I think when it comes down to it, I'm just too bossy, and I'm just too mean!
But the great thing is that with "aha" moments like this, it gives me a chance to change and grow!  I am not who I was yesterday, and I am not who I will be tomorrow!
Who knows what the future holds!
Also, I'm very tired, and took some benadryl.  So this post might not make much sense to anyone, but I just had to get it out...and I'm too lazy to go get my journal!

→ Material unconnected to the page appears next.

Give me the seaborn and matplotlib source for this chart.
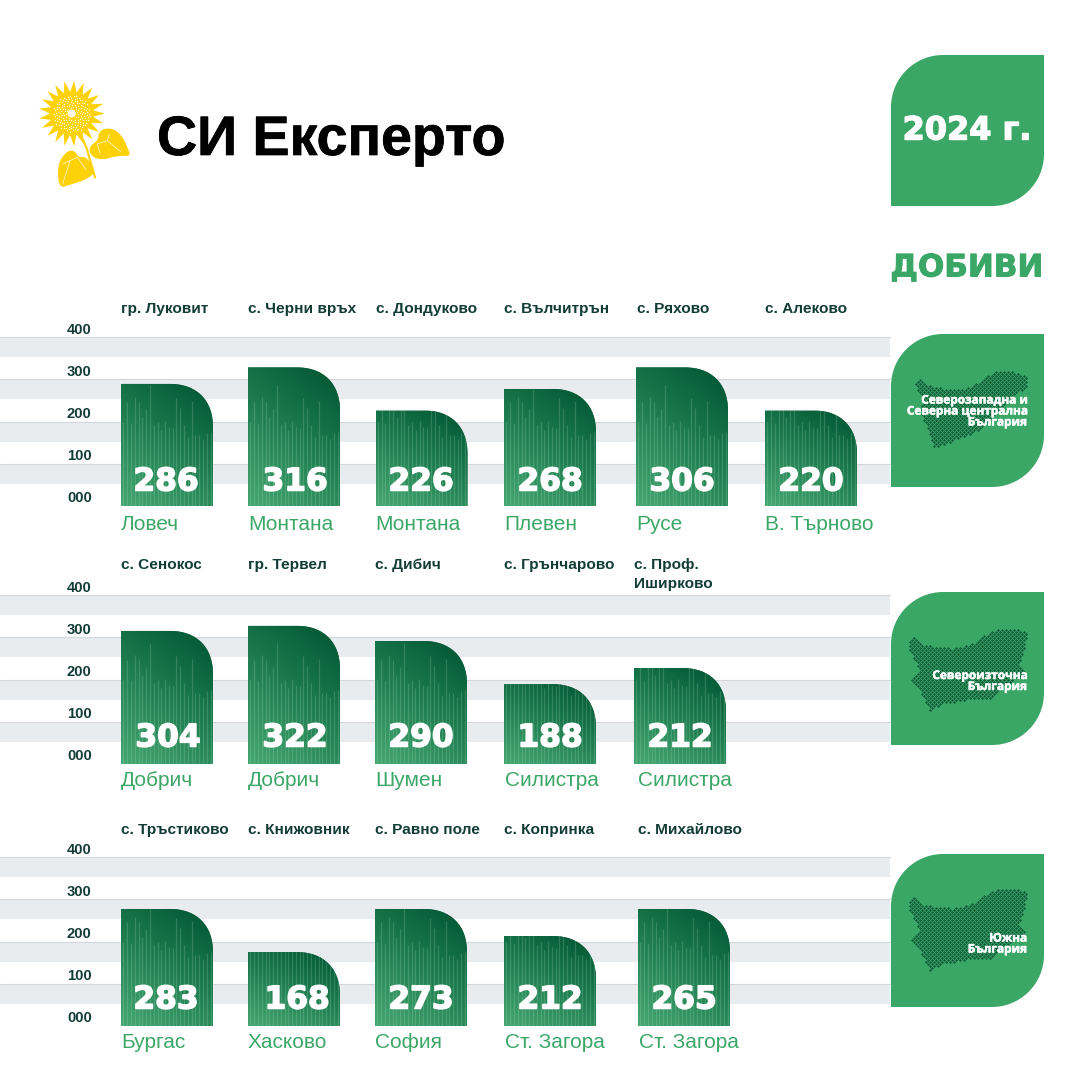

Thursday, January 31, 2013

Get back on it!

It's time to get back to training!  Tomorrow is a new day, and I am going to stick with it!
If I can have a good run tomorrow, then I can get back into training, and be ready for the Alamo 13.1, which is only a few weeks away!  Okay, a month and a half, but still!  There is a lot to do before then!  And I can't keep putting it off!  This weekend is supposed to be good weather, so I am going to make the most of it.  Now if only I could put away the popcorn and focus on eating healthy instead.  But really, I had the most delicious milkshake tonight!  I finally tried Burgerville's chocolate hazelnut milkshake, and my life has been changed!
Tomorrow is a new day!  The jeans are getting too tight, and I am too poor to buy a new pair, so I will run instead!  Plus, I'm working on my "Texas playlist" to get in the spirit!
It's been a great week, and tomorrow will be another good day!